WHAT THE EXERCISE ASKS: Retype the opening lines of the listing below, ending with the line that contains "(mid) at (902,2491.5)", and leave out any pictures.

● ● ● ● ● ● ●

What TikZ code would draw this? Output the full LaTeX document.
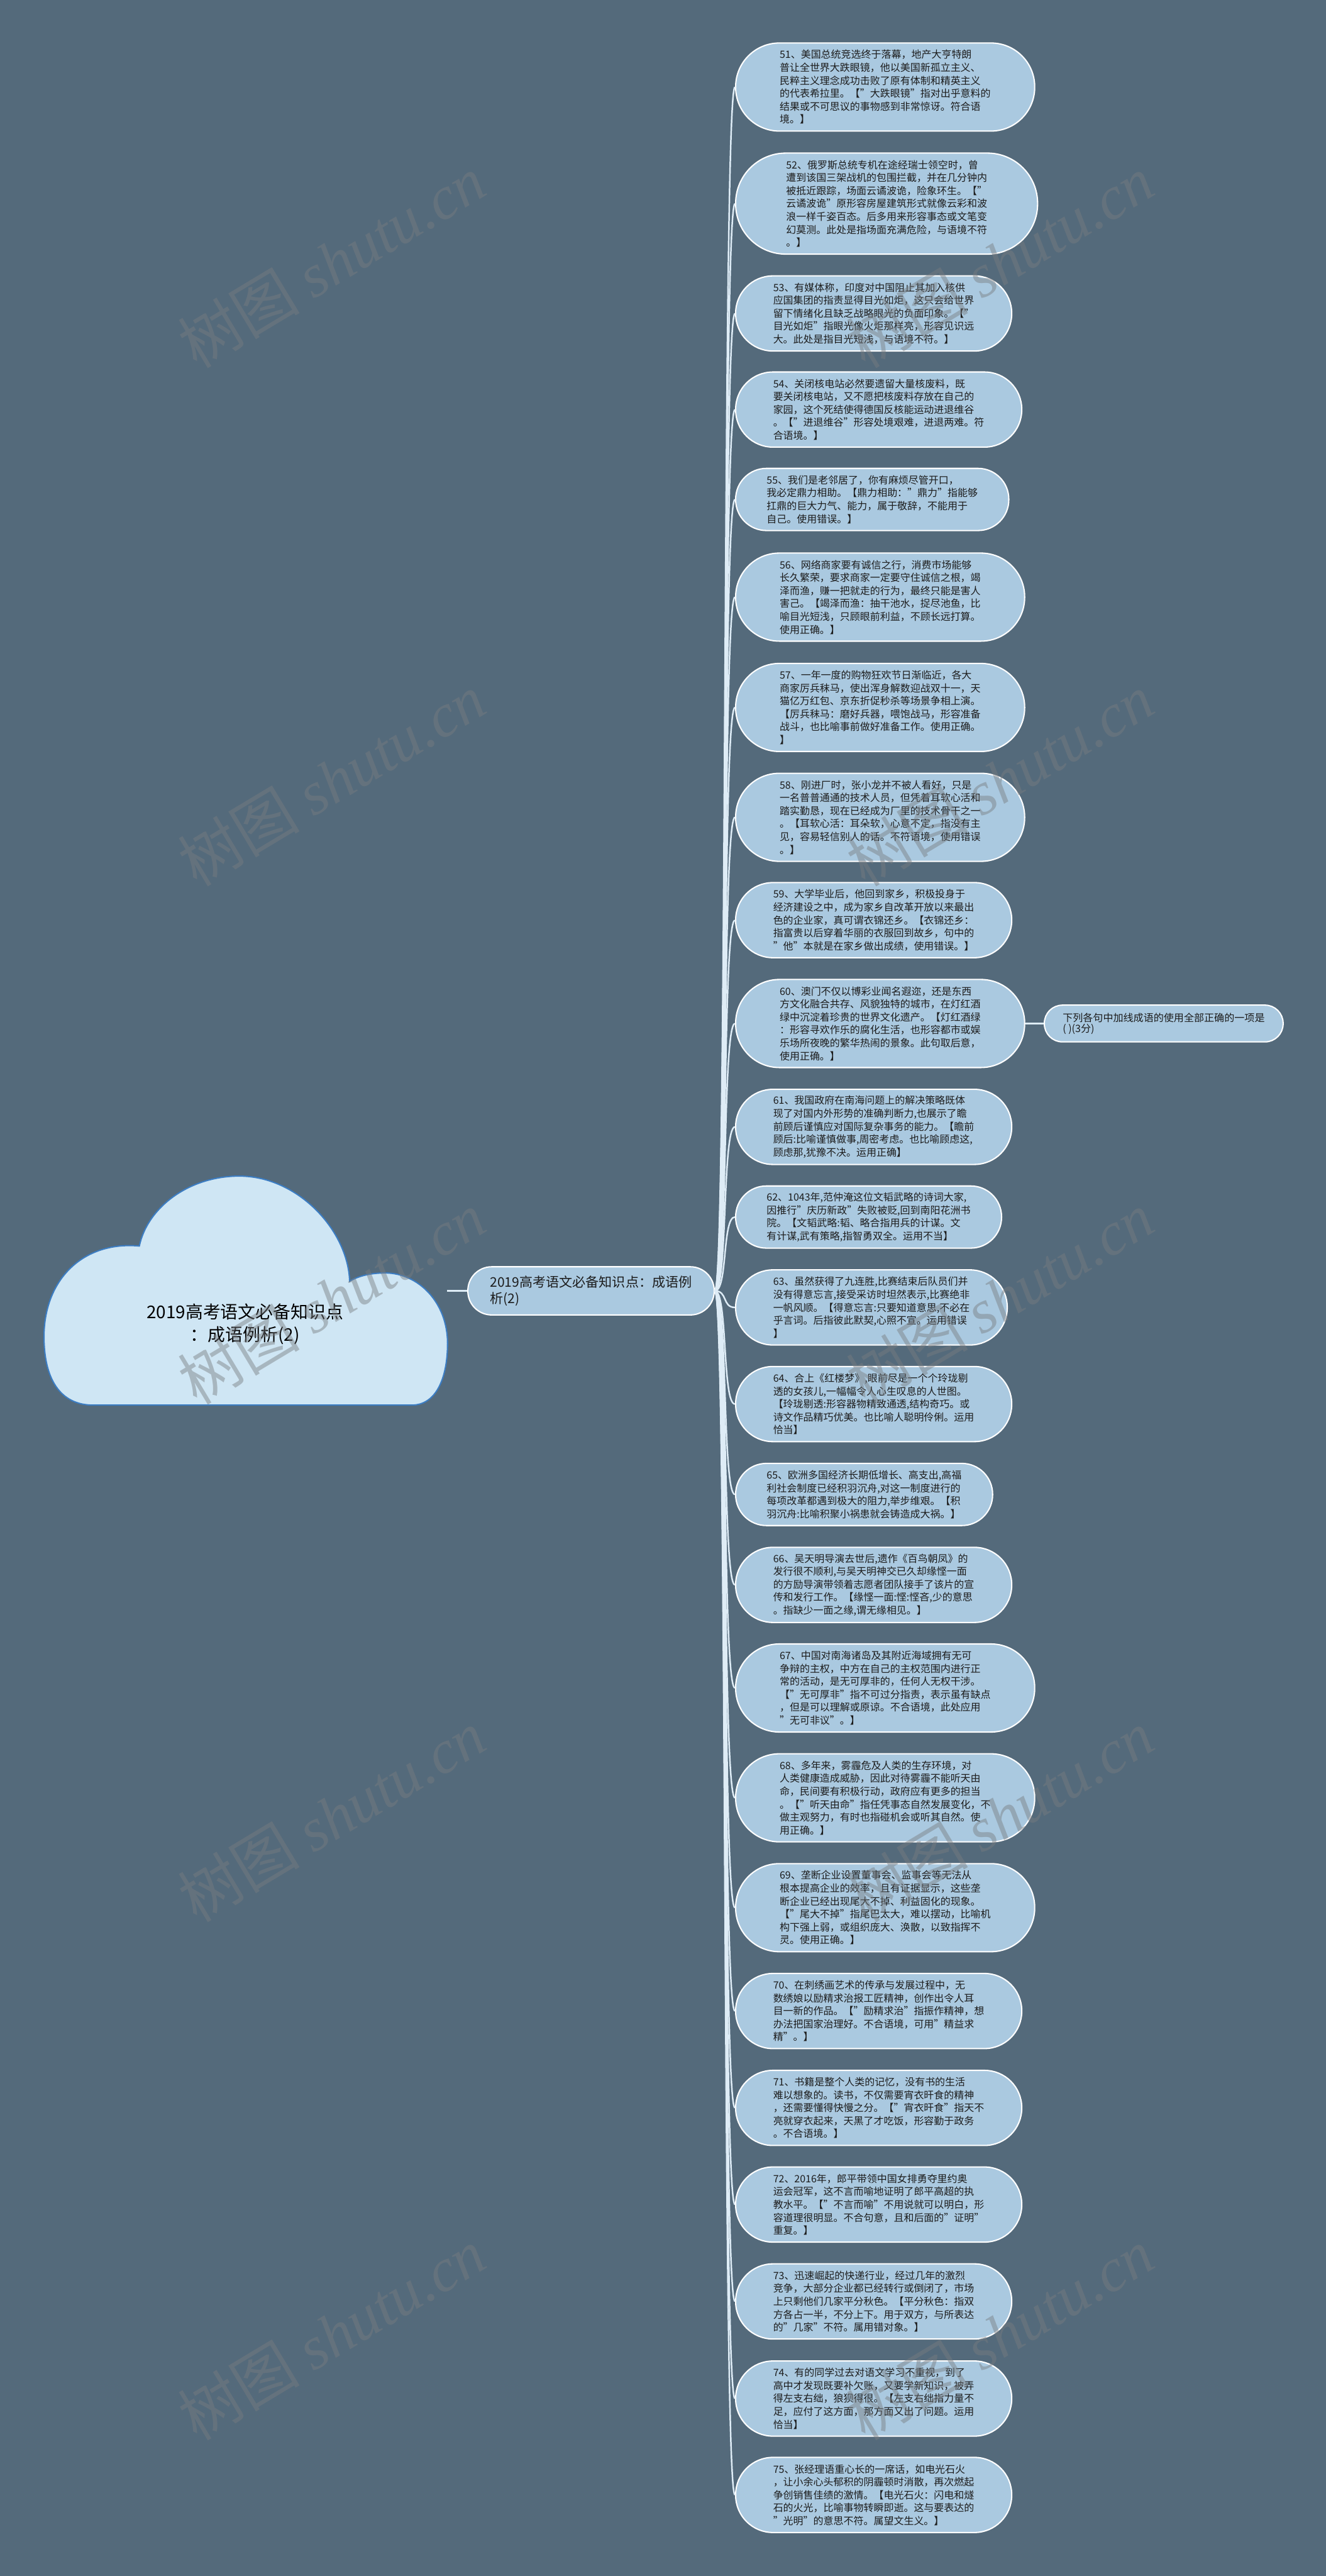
\documentclass[tikz,border=0pt]{standalone}
\usepackage{fontspec}
\setmainfont{Noto Sans CJK SC}
\newfontfamily\wmlatin{Liberation Serif}
\definecolor{bg}{RGB}{84,106,123}
\definecolor{leafc}{RGB}{170,201,224}
\definecolor{cloudc}{RGB}{207,230,244}
\definecolor{cloudline}{RGB}{60,125,195}
\definecolor{connc}{RGB}{222,236,246}
\definecolor{txt}{RGB}{28,28,28}
\definecolor{wmc}{RGB}{120,124,128}
\newcommand\leaffont{\fontsize{19.4pt}{25pt}\selectfont}
\newcommand\midfont{\fontsize{25.6pt}{32pt}\selectfont}
\newcommand\sidefont{\fontsize{19.5pt}{21pt}\selectfont}
\newcommand\rootfont{\fontsize{33.8pt}{44pt}\selectfont}
\newcommand\wmfont{\fontsize{118pt}{118pt}\selectfont}
\tikzset{
  pill/.style={rectangle, draw=white, line width=2.5pt, fill=leafc,
    text=txt, align=left, inner ysep=0pt, minimum height=#1,
    inner xsep=#1/2, rounded corners=#1/2-0.5pt, anchor=west},
  leafbox/.style={pill=#1, font=\leaffont},
  midbox/.style={pill=93pt, inner xsep=43pt, font=\midfont},
  sidebox/.style={pill=71pt, font=\sidefont},
  cloudshape/.style={fill=cloudc, draw=cloudline, line width=2.5pt},
  roottext/.style={text=black, align=center, font=\rootfont, inner sep=0pt},
  conn/.style={draw=connc, line width=3pt},
  wm/.style={text=wmc, text opacity=0.45, font=\wmfont, rotate=31, inner sep=0pt}
}
\begin{document}
\begin{tikzpicture}[x=1pt,y=-1pt]
\useasboundingbox (0,0) rectangle (2560,4972);
\fill[bg] (0,0) rectangle (2560,4972);

% cloud (root)
\draw[cloudshape] (180,2712) -- (795,2712)
  .. controls (842,2712) and (864,2660) .. (864,2593)
  .. controls (864,2512) and (806,2457) .. (744,2457)
  .. controls (712,2457) and (690,2464) .. (675,2473)
  .. controls (672,2375) and (575,2270) .. (462,2270)
  .. controls (365,2270) and (285,2330) .. (269,2405)
  .. controls (160,2395) and (85,2470) .. (85,2580)
  .. controls (85,2660) and (115,2712) .. (180,2712) -- cycle;
\node[roottext] (root) at (473,2556) {2019高考语文必备知识点\\：成语例析(2)};
\coordinate (cloudR) at (863,2491.5);

% middle node
\node[midbox] (mid) at (902,2491.5) {2019高考语文必备知识点：成语例\\析(2)};

% leaves
\node[leafbox=170pt] (l51) at (1419,168) {51、美国总统竞选终于落幕，地产大亨特朗\\
普让全世界大跌眼镜，他以美国新孤立主义、\\
民粹主义理念成功击败了原有体制和精英主义\\
的代表希拉里。【"大跌眼镜"指对出乎意料的\\
结果或不可思议的事物感到非常惊讶。符合语\\
境。】};
\node[leafbox=195pt] (l52) at (1419,393) {52、俄罗斯总统专机在途经瑞士领空时，曾\\
遭到该国三架战机的包围拦截，并在几分钟内\\
被抵近跟踪，场面云谲波诡，险象环生。【"\\
云谲波诡"原形容房屋建筑形式就像云彩和波\\
浪一样千姿百态。后多用来形容事态或文笔变\\
幻莫测。此处是指场面充满危险，与语境不符\\
。】};
\node[leafbox=145pt] (l53) at (1419,605) {53、有媒体称，印度对中国阻止其加入核供\\
应国集团的指责显得目光如炬，这只会给世界\\
留下情绪化且缺乏战略眼光的负面印象。【"\\
目光如炬"指眼光像火炬那样亮，形容见识远\\
大。此处是指目光短浅，与语境不符。】};
\node[leafbox=145pt] (l54) at (1419,790.5) {54、关闭核电站必然要遗留大量核废料，既\\
要关闭核电站，又不愿把核废料存放在自己的\\
家园，这个死结使得德国反核能运动进退维谷\\
。【"进退维谷"形容处境艰难，进退两难。符\\
合语境。】};
\node[leafbox=120pt] (l55) at (1419,964) {55、我们是老邻居了，你有麻烦尽管开口，\\
我必定鼎力相助。【鼎力相助："鼎力"指能够\\
扛鼎的巨大力气、能力，属于敬辞，不能用于\\
自己。使用错误。】};
\node[leafbox=170pt] (l56) at (1419,1152.5) {56、网络商家要有诚信之行，消费市场能够\\
长久繁荣，要求商家一定要守住诚信之根，竭\\
泽而渔，赚一把就走的行为，最终只能是害人\\
害己。【竭泽而渔：抽干池水，捉尽池鱼，比\\
喻目光短浅，只顾眼前利益，不顾长远打算。\\
使用正确。】};
\node[leafbox=170pt] (l57) at (1419,1365.5) {57、一年一度的购物狂欢节日渐临近，各大\\
商家厉兵秣马，使出浑身解数迎战双十一，天\\
猫亿万红包、京东折促秒杀等场景争相上演。\\
【厉兵秣马：磨好兵器，喂饱战马，形容准备\\
战斗，也比喻事前做好准备工作。使用正确。\\
】};
\node[leafbox=170pt] (l58) at (1419,1577.5) {58、刚进厂时，张小龙并不被人看好，只是\\
一名普普通通的技术人员，但凭着耳软心活和\\
踏实勤恳，现在已经成为厂里的技术骨干之一\\
。【耳软心活：耳朵软，心意不定，指没有主\\
见，容易轻信别人的话。不符语境，使用错误\\
。】};
\node[leafbox=145pt] (l59) at (1419,1776) {59、大学毕业后，他回到家乡，积极投身于\\
经济建设之中，成为家乡自改革开放以来最出\\
色的企业家，真可谓衣锦还乡。【衣锦还乡：\\
指富贵以后穿着华丽的衣服回到故乡，句中的\\
"他"本就是在家乡做出成绩，使用错误。】};
\node[leafbox=170pt] (l60) at (1419,1975.5) {60、澳门不仅以博彩业闻名遐迩，还是东西\\
方文化融合共存、风貌独特的城市，在灯红酒\\
绿中沉淀着珍贵的世界文化遗产。【灯红酒绿\\
：形容寻欢作乐的腐化生活，也形容都市或娱\\
乐场所夜晚的繁华热闹的景象。此句取后意，\\
使用正确。】};
\node[leafbox=145pt] (l61) at (1419,2175) {61、我国政府在南海问题上的解决策略既体\\
现了对国内外形势的准确判断力,也展示了瞻\\
前顾后谨慎应对国际复杂事务的能力。【瞻前\\
顾后:比喻谨慎做事,周密考虑。也比喻顾虑这,\\
顾虑那,犹豫不决。运用正确】};
\node[leafbox=120pt] (l62) at (1419,2349) {62、1043年,范仲淹这位文韬武略的诗词大家,\\
因推行"庆历新政"失败被贬,回到南阳花洲书\\
院。【文韬武略:韬、略合指用兵的计谋。文\\
有计谋,武有策略,指智勇双全。运用不当】};
\node[leafbox=145pt] (l63) at (1419,2523.5) {63、虽然获得了九连胜,比赛结束后队员们并\\
没有得意忘言,接受采访时坦然表示,比赛绝非\\
一帆风顺。【得意忘言:只要知道意思,不必在\\
乎言词。后指彼此默契,心照不宣。运用错误\\
】};
\node[leafbox=145pt] (l64) at (1419,2710) {64、合上《红楼梦》,眼前尽是一个个玲珑剔\\
透的女孩儿,一幅幅令人心生叹息的人世图。\\
【玲珑剔透:形容器物精致通透,结构奇巧。或\\
诗文作品精巧优美。也比喻人聪明伶俐。运用\\
恰当】};
\node[leafbox=120pt] (l65) at (1419,2884.5) {65、欧洲多国经济长期低增长、高支出,高福\\
利社会制度已经积羽沉舟,对这一制度进行的\\
每项改革都遇到极大的阻力,举步维艰。【积\\
羽沉舟:比喻积聚小祸患就会铸造成大祸。】};
\node[leafbox=145pt] (l66) at (1419,3059) {66、吴天明导演去世后,遗作《百鸟朝凤》的\\
发行很不顺利,与吴天明神交已久却缘悭一面\\
的方励导演带领着志愿者团队接手了该片的宣\\
传和发行工作。【缘悭一面:悭:悭吝,少的意思\\
。指缺少一面之缘,谓无缘相见。】};
\node[leafbox=170pt] (l67) at (1419,3258) {67、中国对南海诸岛及其附近海域拥有无可\\
争辩的主权，中方在自己的主权范围内进行正\\
常的活动，是无可厚非的，任何人无权干涉。\\
【"无可厚非"指不可过分指责，表示虽有缺点\\
，但是可以理解或原谅。不合语境，此处应用\\
"无可非议"。】};
\node[leafbox=170pt] (l68) at (1419,3470) {68、多年来，雾霾危及人类的生存环境，对\\
人类健康造成威胁，因此对待雾霾不能听天由\\
命，民间要有积极行动，政府应有更多的担当\\
。【"听天由命"指任凭事态自然发展变化，不\\
做主观努力，有时也指碰机会或听其自然。使\\
用正确。】};
\node[leafbox=170pt] (l69) at (1419,3682) {69、垄断企业设置董事会、监事会等无法从\\
根本提高企业的效率，且有证据显示，这些垄\\
断企业已经出现尾大不掉、利益固化的现象。\\
【"尾大不掉"指尾巴太大，难以摆动，比喻机\\
构下强上弱，或组织庞大、涣散，以致指挥不\\
灵。使用正确。】};
\node[leafbox=145pt] (l70) at (1419,3881.5) {70、在刺绣画艺术的传承与发展过程中，无\\
数绣娘以励精求治报工匠精神，创作出令人耳\\
目一新的作品。【"励精求治"指振作精神，想\\
办法把国家治理好。不合语境，可用"精益求\\
精"。】};
\node[leafbox=145pt] (l71) at (1419,4068.5) {71、书籍是整个人类的记忆，没有书的生活\\
难以想象的。读书，不仅需要宵衣旰食的精神\\
，还需要懂得快慢之分。【"宵衣旰食"指天不\\
亮就穿衣起来，天黑了才吃饭，形容勤于政务\\
。不合语境。】};
\node[leafbox=145pt] (l72) at (1419,4255) {72、2016年，郎平带领中国女排勇夺里约奥\\
运会冠军，这不言而喻地证明了郎平高超的执\\
教水平。【"不言而喻"不用说就可以明白，形\\
容道理很明显。不合句意，且和后面的"证明"\\
重复。】};
\node[leafbox=145pt] (l73) at (1419,4442) {73、迅速崛起的快递行业，经过几年的激烈\\
竞争，大部分企业都已经转行或倒闭了，市场\\
上只剩他们几家平分秋色。【平分秋色：指双\\
方各占一半，不分上下。用于双方，与所表达\\
的"几家"不符。属用错对象。】};
\node[leafbox=145pt] (l74) at (1419,4629.5) {74、有的同学过去对语文学习不重视，到了\\
高中才发现既要补欠账，又要学新知识，被弄\\
得左支右绌，狼狈得很。【左支右绌指力量不\\
足，应付了这方面，那方面又出了问题。运用\\
恰当】};
\node[leafbox=145pt] (l75) at (1419,4815.5) {75、张经理语重心长的一席话，如电光石火\\
，让小余心头郁积的阴霾顿时消散，再次燃起\\
争创销售佳绩的激情。【电光石火：闪电和燧\\
石的火光，比喻事物转瞬即逝。这与要表达的\\
"光明"的意思不符。属望文生义。】};

% side node
\node[sidebox] (side) at (2015,1975.5) {下列各句中加线成语的使用全部正确的一项是\\( )(3分)};

% connectors
\draw[conn] (cloudR) -- (mid.west);
\foreach \i in {51,...,75}
  \draw[conn] (mid.east) .. controls +(25,0) and +(-25,0) .. (l\i.west);
\draw[conn] (l60.east) -- (side.west);

% watermarks
\foreach \k in {0,...,4} {
  \node[wm] (wmL\k) at (640,505+1000*\k) {树图 {\wmlatin\itshape shutu.cn}};
  \node[wm] (wmR\k) at (1930,505+1000*\k) {树图 {\wmlatin\itshape shutu.cn}};
}
\end{tikzpicture}
\end{document}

● ● ● ● ● ● ●

CORRECT RESPONSE:
What TikZ code would draw this? Output the full LaTeX document.
\documentclass[tikz,border=0pt]{standalone}
\usepackage{fontspec}
\setmainfont{Noto Sans CJK SC}
\newfontfamily\wmlatin{Liberation Serif}
\definecolor{bg}{RGB}{84,106,123}
\definecolor{leafc}{RGB}{170,201,224}
\definecolor{cloudc}{RGB}{207,230,244}
\definecolor{cloudline}{RGB}{60,125,195}
\definecolor{connc}{RGB}{222,236,246}
\definecolor{txt}{RGB}{28,28,28}
\definecolor{wmc}{RGB}{120,124,128}
\newcommand\leaffont{\fontsize{19.4pt}{25pt}\selectfont}
\newcommand\midfont{\fontsize{25.6pt}{32pt}\selectfont}
\newcommand\sidefont{\fontsize{19.5pt}{21pt}\selectfont}
\newcommand\rootfont{\fontsize{33.8pt}{44pt}\selectfont}
\newcommand\wmfont{\fontsize{118pt}{118pt}\selectfont}
\tikzset{
  pill/.style={rectangle, draw=white, line width=2.5pt, fill=leafc,
    text=txt, align=left, inner ysep=0pt, minimum height=#1,
    inner xsep=#1/2, rounded corners=#1/2-0.5pt, anchor=west},
  leafbox/.style={pill=#1, font=\leaffont},
  midbox/.style={pill=93pt, inner xsep=43pt, font=\midfont},
  sidebox/.style={pill=71pt, font=\sidefont},
  cloudshape/.style={fill=cloudc, draw=cloudline, line width=2.5pt},
  roottext/.style={text=black, align=center, font=\rootfont, inner sep=0pt},
  conn/.style={draw=connc, line width=3pt},
  wm/.style={text=wmc, text opacity=0.45, font=\wmfont, rotate=31, inner sep=0pt}
}
\begin{document}
\begin{tikzpicture}[x=1pt,y=-1pt]
\useasboundingbox (0,0) rectangle (2560,4972);
\fill[bg] (0,0) rectangle (2560,4972);

% cloud (root)
\draw[cloudshape] (180,2712) -- (795,2712)
  .. controls (842,2712) and (864,2660) .. (864,2593)
  .. controls (864,2512) and (806,2457) .. (744,2457)
  .. controls (712,2457) and (690,2464) .. (675,2473)
  .. controls (672,2375) and (575,2270) .. (462,2270)
  .. controls (365,2270) and (285,2330) .. (269,2405)
  .. controls (160,2395) and (85,2470) .. (85,2580)
  .. controls (85,2660) and (115,2712) .. (180,2712) -- cycle;
\node[roottext] (root) at (473,2556) {2019高考语文必备知识点\\：成语例析(2)};
\coordinate (cloudR) at (863,2491.5);

% middle node
\node[midbox] (mid) at (902,2491.5) {2019高考语文必备知识点：成语例\\析(2)};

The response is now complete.